“Not those speaking the same language but the ones sharing the same feelings understand each other,” writes Rumi.
I have no idea if the great 13th-Century Persian Muslim poet and mystic actually said this, but it has proven true in my life. It deserves to have been said by a great being.
A few weeks ago, I met my second cousin and his wife for the first time. I was excited to meet him and also very anxious because on the surface our lives are very different. He has spent his life in the greater Salt Lake City area, as a banker and a Mormon. I am a New Yorker, a writer and editor who was days away from leaving for the Spirit Rock Meditation Center near San Francisco, for the final retreat in a two year training to become a “Community Dharma Leader.”
Entering that program grew from my growing conviction that we need to go local—just as there is a growing call for local food there is a need for local meditation groups, reading groups, places for daylong retreat. Also, this particular program aimed at being diverse and inclusive. It was wonderful practice in being open to other views while being aware of ourselves, in cultivating a two-way attention that includes heart and mind, wisdom and compassion—and awareness the program’s founder Jack Kornfield calls “loving awareness.”
As I cooked and otherwise prepared for my cousin’s visit, I remembered hearing that before humans knew how to make fire they carried a live ember with them from place to place. I remembered that my mother, who didn’t have many happy memories of childhood, often spoke of taking a train with her mother to Salt Lake City to visit her uncle and aunt, my cousin’s grandfather and grandmother. The memory of how kind they were glowed like an ember, kindling a wish to extend loving awareness. Suddenly, this seemed so much more interesting than thinking about how different our thinking might be.

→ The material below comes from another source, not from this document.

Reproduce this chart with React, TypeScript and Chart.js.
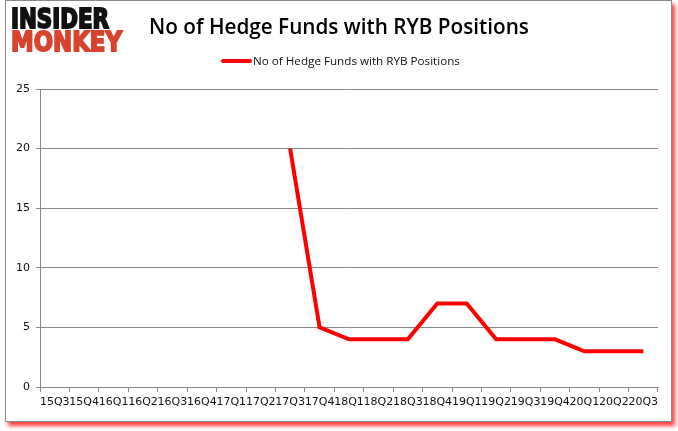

Loving awareness draws on what the Buddha called “Wise Intention,” meeting what arises with an attitude of renunciation or letting go—not clinging to our views or grasping for anything else. Besides letting go, Wise Intention includes an attitude of good will and the intention to do no harm. I had an inkling that this generous inner attitude, this three-note chord of welcome, can lead us to the gates of the divine kingdom of the Golden Rule: a state that allows us to see in others what we wish to have seen in ourselves—that we are part of a greater whole.
Wild storms hit the day of the visit. The power went off. The power came back on. As I drove to LaGuardia to pick them up, traffic slowed to a crawl. There was a report of a tornado touching down on highway nearby. Frontier Airlines from Denver was re-routed to Boston before it could land. And from the moment my cousin and his wife walked towards me, they were lovely.
They seemed to be engaged in the same practice, to have the same feeling that I did. From the moment they got in my car for the long, rain-lashed ride home, they seemed to practice meeting what arose with loving kindness. They showed me how insidious it can be, making assumptions. It turns out we some of the same views about the current political scene, but that wasn’t what what touched my heart, even felt revelatory. The real lesson was that when we drop into the heart instead of the head, when we really aspire to practice Wise Intention, the Golden Rule—we drop into a field where we can meet.
“Out beyond ideas of wrongdoing and rightdoing/ there is a field. I’ll meet you there,” writes Rumi. There are human values and practices that are beyond all fixed ideas. They are like glowing embers that can kindle fires to warm and connect us, to lead us the Whole.
My cousin asked me about Buddhist mindfulness. I learned a little bit about the sacred meaning of family—and I learned about my family. I learned that I’m the direct descendent of a Danish lord who assembled a vast estate in the 12th Century. There were deeds of land
“I don’t know how to tell you this but that means you—we–are definitely descended from a Viking,” said my daughter, who is studying medieval history in graduate school in England, and knows about such things. “In the 1100’s, that would be how a vast estate was assembled.”
For a few days, my husband called me “Tracy the Terrible.”
My daughter reminded me that I am made up of Danish and an English, Scottish parts—oppressor and oppressed. As are we all. Days later, at Spirit Rock, Jack Kornfield led us in a visualization exercise that involved expanding until we included the whole of the Bay Area, then whole of the Earth, holding the experience of all people as they migrated around the earth in the embrace of loving awareness—then the Earth itself, out and out to the cosmos, allowing ourselves to imagine being one with the Whole.
Some people who write into this blog space seem to disdain subjective experience—and probably an exercise like the one Kornfield offered. But I remembered hearing Lord Pentland, a brilliant man and leader of the Gurdjieff Work, once talk about the symbolic meaning of the cross. The horizontal and the vertical intersect, he said. The horizontal trajectory of our ordinary experience, our lives in time must intersect with the timeless, the highest. In my cousin’s visit, in the two year training of CDL, I glimpsed that there is a Truth that cannot be thought. But we learn to open our hearts to others–to practice loving awareness, the Golden Rule, call it what you will–it can shine through our small subjective stories. When when two or more meet, there can be another Guest.